Veteran campaigner plans largest ever march in Big Apple during Ban Ki-moon’s climate meet in September
By Sophie Yeo
Activists have issued a “call to arms” on climate change, hoping to assemble tens of thousands of people in New York ahead of a landmark UN Summit in September.
Led by Bill McKibben, environmental activist and founder of the 350 campaign group, over a thousand people have already said they will take part in a march through New York on 20-21 September, hoping to send a message to world leaders that tough action is needed on climate change.
The march will take place ahead of a one-day UN climate summit, which will be hosted by UN Secretary General Ban Ki-moon on 23 September. He has asked leaders of governments, businesses and civil society to come equipped with “bold pledges” on how they will combat global warming.

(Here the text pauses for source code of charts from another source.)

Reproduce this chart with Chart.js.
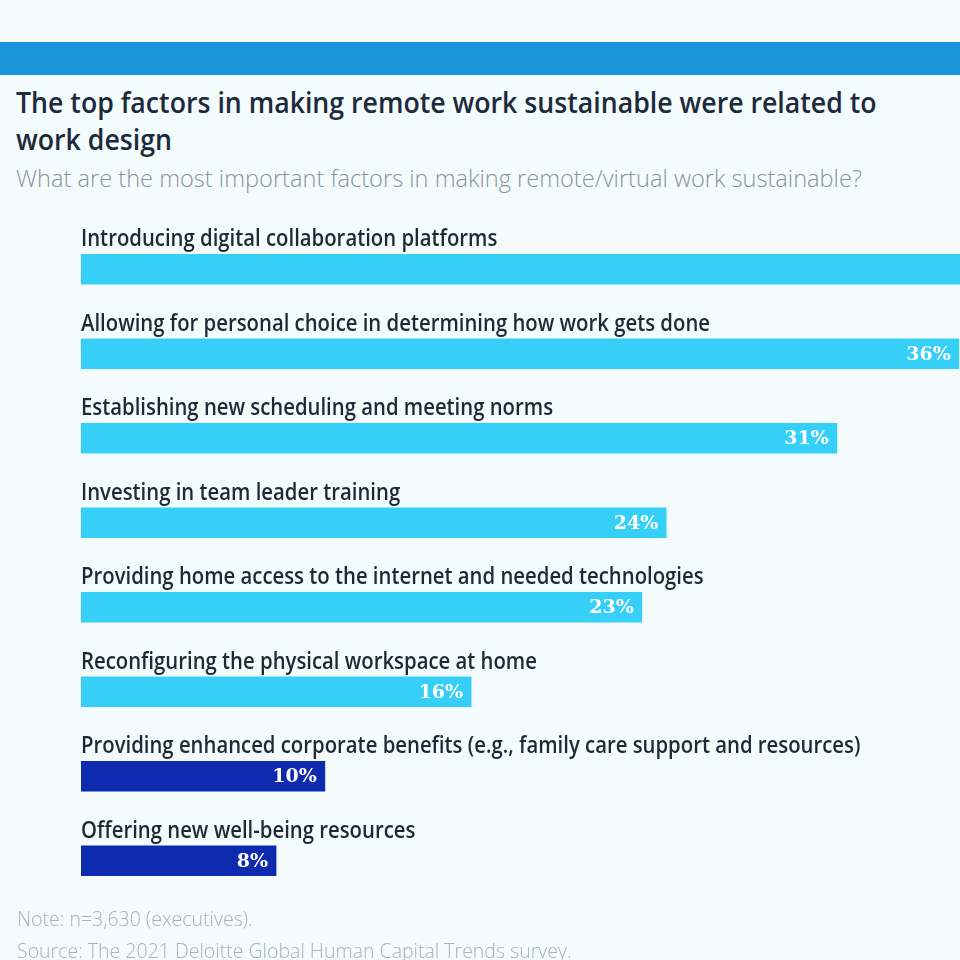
<!DOCTYPE html>
<html>
<head>
<meta charset="utf-8">
<script src="https://cdn.jsdelivr.net/npm/chart.js@4"></script>
<style>
    html, body { margin: 0; padding: 0; background: #f3fbfd; }
    #wrap { position: relative; width: 960px; height: 960px; overflow: hidden; }
    #band { position: absolute; left: 0; top: 42px; width: 960px; height: 33px; background: #1a95dc; }
    #title { position: absolute; left: 16px; top: 84px; margin: 0; font: 600 28px/37px "Open Sans", sans-serif;
             font-stretch: 89%; color: #1c2a3b; white-space: nowrap;
             transform: scaleX(0.953); transform-origin: 0 0; }
    #subtitle { position: absolute; left: 16px; top: 164px; margin: 0; font: 300 23.6px/28px "Open Sans", sans-serif;
                color: #8b939a; white-space: nowrap; }
    .foot { position: absolute; left: 17px; margin: 0; font: 300 19.5px/22px "Open Sans", sans-serif; color: #aab1b6;
            white-space: nowrap; }
    canvas { position: absolute; left: 0; top: 0; }
</style>
</head>
<body>
<div id="wrap">
    <div id="band"></div>
    <h1 id="title">The top factors in making remote work sustainable were related to<br>work design</h1>
    <p id="subtitle">What are the most important factors in making remote/virtual work sustainable?</p>
    <canvas id="chart" width="960" height="960"></canvas>
    <p class="foot" style="top:908px">Note: n=3,630 (executives).</p>
    <p class="foot" style="top:940px">Source: The 2021 Deloitte Global Human Capital Trends survey.</p>
</div>
<script>
const categories = [
    'Introducing digital collaboration platforms',
    'Allowing for personal choice in determining how work gets done',
    'Establishing new scheduling and meeting norms',
    'Investing in team leader training',
    'Providing home access to the internet and needed technologies',
    'Reconfiguring the physical workspace at home',
    'Providing enhanced corporate benefits (e.g., family care support and resources)',
    'Offering new well-being resources'
];
// first bar runs off the right edge in the picture, so its value is a guess
const shares = [44, 36, 31, 24, 23, 16, 10, 8];
const barColors = ['#36cff7', '#36cff7', '#36cff7', '#36cff7', '#36cff7', '#36cff7', '#0e2bb0', '#0e2bb0'];

const barLabels = {
    id: 'barLabels',
    afterDatasetsDraw(chart) {
        const ctx = chart.ctx;
        const area = chart.chartArea;
        const meta = chart.getDatasetMeta(0);
        meta.data.forEach((bar, i) => {
            const p = bar.getProps(['x', 'y', 'height'], true);
            // category text above the bar, slightly narrowed like the source
            ctx.save();
            ctx.translate(area.left, p.y - p.height / 2 - 8);
            ctx.scale(0.883, 1);
            ctx.font = '600 23px "Open Sans", sans-serif';
            ctx.fillStyle = '#1e2935';
            ctx.textAlign = 'left';
            ctx.textBaseline = 'alphabetic';
            ctx.fillText(categories[i], 0, 0);
            ctx.restore();
            // value inside the bar end
            if (p.x <= area.right) {
                ctx.save();
                ctx.font = 'bold 19px "DejaVu Serif", serif';
                ctx.fillStyle = '#ffffff';
                ctx.textAlign = 'right';
                ctx.textBaseline = 'middle';
                ctx.fillText(shares[i] + '%', p.x - 8, p.y + 1);
                ctx.restore();
            }
        });
    }
};

const chart = new Chart(document.getElementById('chart').getContext('2d'), {
    type: 'bar',
    data: {
        labels: categories,
        datasets: [{
            data: shares,
            backgroundColor: barColors,
            borderWidth: 0,
            barThickness: 30
        }]
    },
    options: {
        indexAxis: 'y',
        responsive: false,
        animation: false,
        layout: {
            padding: { left: 81, top: 227, right: 0, bottom: 57 }
        },
        scales: {
            x: { min: 0, max: 36.05, display: false },
            y: { display: false }
        },
        plugins: {
            legend: { display: false },
            tooltip: { enabled: false }
        }
    },
    plugins: [barLabels]
});
</script>
</body>
</html>
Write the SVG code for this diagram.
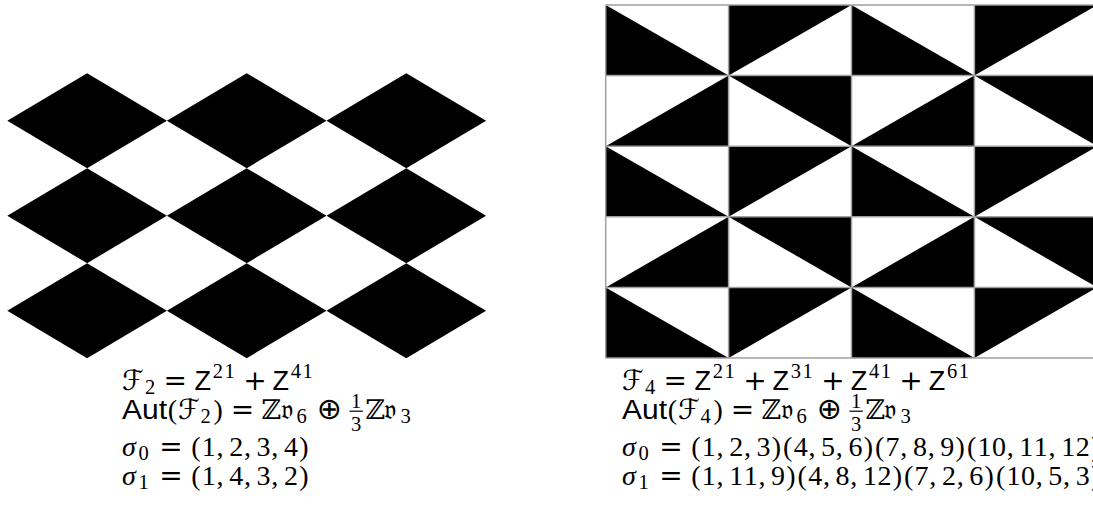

People from across society will gather for the march, predicts McKibben, reflecting a groundswell of movement that is already underway to tackle climate change, such as divestment from fossil fuels and investment in clean energy.
“There will be clergy and laypeople from synagogues and churches and mosques, now rising in record numbers to say, “If the Bible means anything, it means that we need to care for the world God gave us.” And there will, of course, be scientists, saying, “What exactly don’t you understand about what we’ve been telling you for a quarter-century?” wrote McKibben in Rolling Stone magazine.
“And students will arrive from around the country, because who knows better how to cope with long bus rides and sleeping on floors – and who knows better that their very futures are at stake?
“…And then there will be those of us plain old middle-class Americans who may still benefit from our lives of cheap fossil fuel, but who just can’t stand to watch the world drift into chaos.”
Last year, tens of thousands of protesters marched on Washington DC in the largest environmental protest in the US to date, hoping to convince Obama to reject the Keystone XL Pipeline.
The September march will be more globally relevant, as Ban Ki-moon has raised expectations that world leaders from across the world will attend, in order to raise ambition ahead of the UN’s climate conference in Paris 2015, where all countries have agreed to sign off a legally binding deal to prevent dangerous global warming.